Animals play a major role in folk tales around the world, and The Legend of Ponnivala is no different! These are the main animal characters in the story:
Ponnachi — the faithful dog
Ponnachi is a tiny but very spirited female dog. She is Tangal’s main pet and in a sense serves as her symbolic substitute in key scenes. Ponnachi has poison in her teeth and the power to curse those who ignore or mistreat her. She is born of a boon and her core mission is to protect the Ponnivala family from Komban, a great wild boar. Ponnachi achieves success in a central scene. Later, she helps Tangal find her dead brothers’ bodies.
Komban — the huge boar
Komban is a huge wild boar, born of a boon from the goddess Kali. He was requested by his mother to counter a kick once received from Queen Tamarai. Said to be forty feet high and sixty feet long, Komban’s huge black body easily intimidates others. But his is also a bit of a comic character who is neither bright nor well coordinated. Komban can do magical things, such as write messages with his tusks, but in the end he succumbs to a tiny little dog.
The Seven Cows
The Seven Cows that appear in the first episode of the story initially belonged to a Chola king. He tags them as sacred so he can set them free during a famine. These creatures later die trying to jump into Kolatta’s fenced field. Shiva ensures that Tamarai dies seven times during her penance to balance this loss. Only then the great Lord grants her children, ending a seven generation curse of barrenness he once laid on her family.
The Two Parrots
The Parrots are part of a huge flock of birds that live in the Vettuva forest’s largest banyan tree.
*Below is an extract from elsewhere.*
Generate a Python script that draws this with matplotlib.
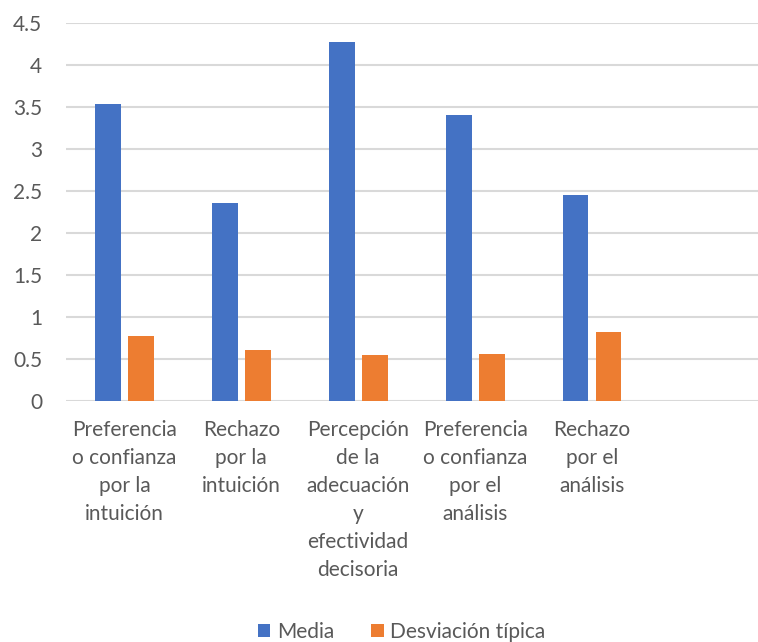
import numpy as np
import matplotlib.pyplot as plt

plt.rcParams['font.family'] = ['Lato', 'DejaVu Sans']

categories = [
    "Preferencia\no confianza\npor la\nintuición",
    "Rechazo\npor la\nintuición",
    "Percepción\nde la\nadecuación\ny\nefectividad\ndecisoria",
    "Preferencia\no confianza\npor el\nanálisis",
    "Rechazo\npor el\nanálisis",
    "",
]
media = [3.54, 2.36, 4.28, 3.41, 2.45, np.nan]
desviacion = [0.77, 0.60, 0.54, 0.56, 0.82, np.nan]
yticks = [0, 0.5, 1, 1.5, 2, 2.5, 3, 3.5, 4, 4.5]

blue = "#4472C4"
orange = "#ED7D31"
grey = "#595959"

fig = plt.figure(figsize=(7.58, 6.42), dpi=100)
ax = fig.add_axes([0.087, 0.376, 0.913, 0.588])

x = np.arange(len(categories))
w = 0.222
ax.bar(x - 0.141, media, w, color=blue, label="Media", zorder=3)
ax.bar(x + 0.141, desviacion, w, color=orange, label="Desviación típica", zorder=3)

ax.set_xlim(-0.5, 5.42)
ax.set_ylim(0, 4.5)
ax.set_yticks(yticks)
ax.set_yticklabels([f"{v:g}" for v in yticks], fontsize=15, color=grey)
ax.set_xticks(x)
ax.set_xticklabels(categories, fontsize=15, color=grey, linespacing=1.5)
ax.tick_params(axis='both', length=0)
ax.tick_params(axis='y', pad=17)
ax.tick_params(axis='x', pad=14)
ax.grid(axis='y', color="#D9D9D9", linewidth=1.5, zorder=0)
for s in ax.spines.values():
    s.set_visible(False)

fig.legend(loc="center", bbox_to_anchor=(0.53, 0.016), ncol=2, frameon=False,
           fontsize=15, handlelength=0.6, handleheight=0.6, handletextpad=0.3,
           columnspacing=1.8, labelcolor=grey)

fig.savefig("out.png", dpi=100)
One couple are special, having descended from the gates of heaven where they nested in Queen Tamarai’s nose during her long penance. Both are supernatural in their beauty and we hear them talk. But the two become separated when the wife bird is captured by the heroes. Her husband then complains to Viratangal. This starts the great war.
The Two Cobras
The two Talking Cobras in this story are both beneficent. In Indian folklore cobras are often associated with fertility and their hoods provide protection. Here a mother cobra requests a boon from Tamarai as she starts her pilgrimage. She asks for a son to protect Tamarai’s own daughter, years later, when she will have to walk through a deep forest. The wish comes true and Tangal is befriended by her son, now king of the cobra realm.
The Blue Horses
The Blue Horses of Ponnivala are supernaturally strong and also very fast runners. Both horses are blue, and perhaps they unofficially represent power that Lord Vishnu himself lends the heroes. At the very least these two mounts provide a significant status symbol for the two brothers. Only Ponnar and Shankar ride their beloved steeds. Shambuga, always their companion, runs at supernatural speed behind these two beasts.
The Golden Goose
The Golden Goose in this story is a private pet belonging to a Sun Maiden, a semi-magical woman who lives deep in the forest and practices meditation on a high pillar. When Tangal finds her, during her long search for her dead brothers, the woman lends Tangal a lovely bird that flies Tangal to the spot where the brothers’ bodies lie. This is Tangal’s only flight, and it symbolizes her passage from the world of the living to that of the dead.